Might be I am asking a silly question but really want to clarify that would critical points and roots are same terms use interchangeably? I mean we can use critical point as value of x and root also as value of x then what is the difference between?

 

[MarkFL]

It has been my experience that a critical value is an input to a function such that the function's first derivative is either zero or undefined. A function's root(s) is/are the input(s) which cause the function to return zero, also known as the zeroes of a function.

 

[skeeter]

In solving rational inequalities, critical values are where the expression under scrutiny equals zero or is undefined.
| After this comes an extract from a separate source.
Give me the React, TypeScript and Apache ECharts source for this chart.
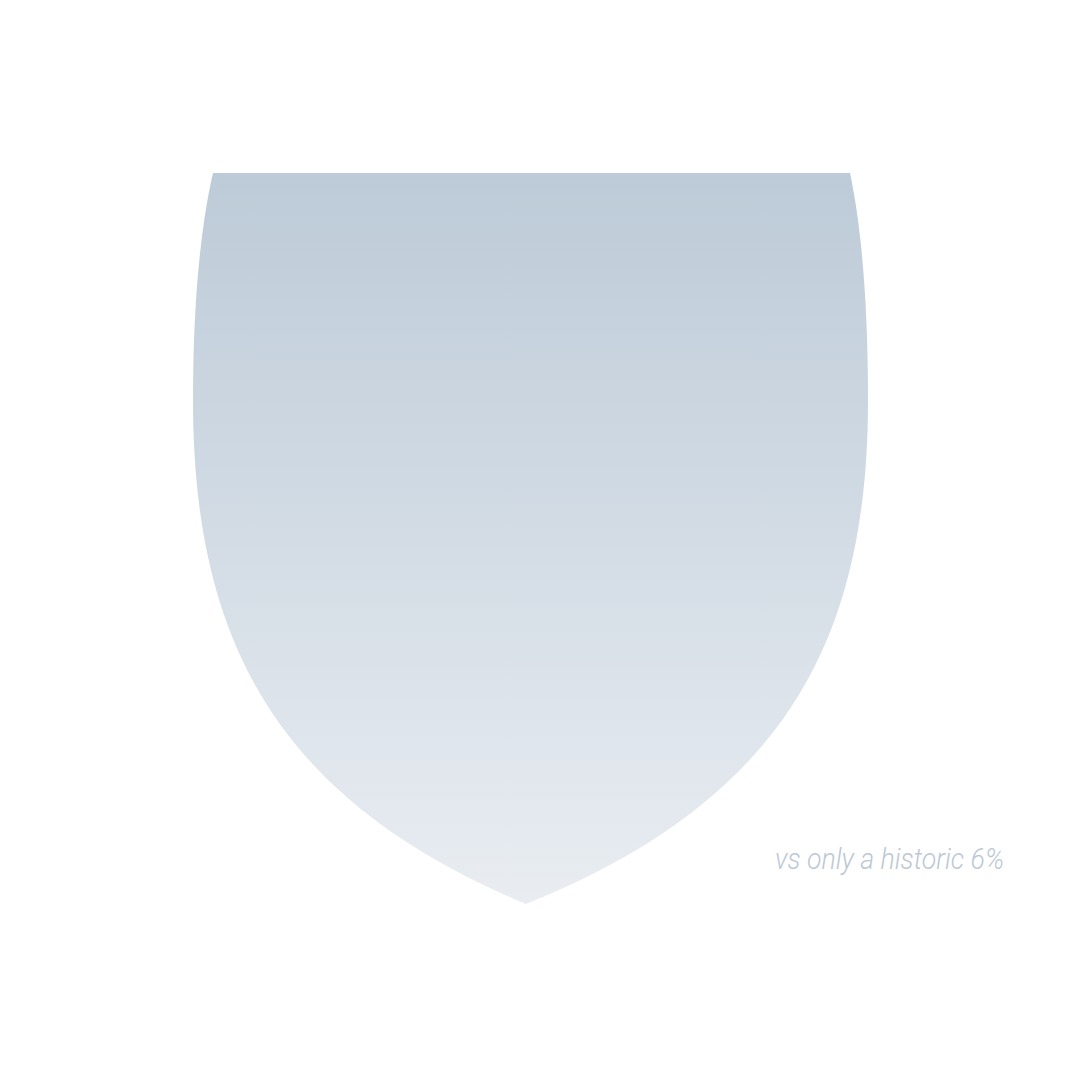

Those values mark the boundaries for the solution set.

for example ...

$\dfrac{x^2-1}{x+2} \ge 0$

critical values are $x \in \{-2,-1,1\}$

the three critical values partition the set of x-values into four regions ...

$-\infty < x < -2$,
$-2 < x < -1$,
$-1 < x < 1$,
and $x > 1$

The "equals to" part of the original inequality occurs at $x = \pm 1$

The "greater than" occurs over the intervals $-2 < x < -1$ and $x > 1$

So, the solution set is all $x$ such that $-2 < x \le -1$ or $x \ge 1$

 

[HOI]

One additional point- critical roots are numbers while critical points are, of course, points. If I were asked to find the critical root of $y= x^2- 6x+ 10= (x- 3)^2+ 1$, I would answer x= 3. If I were asked for the critical point, I would answer (3, 1).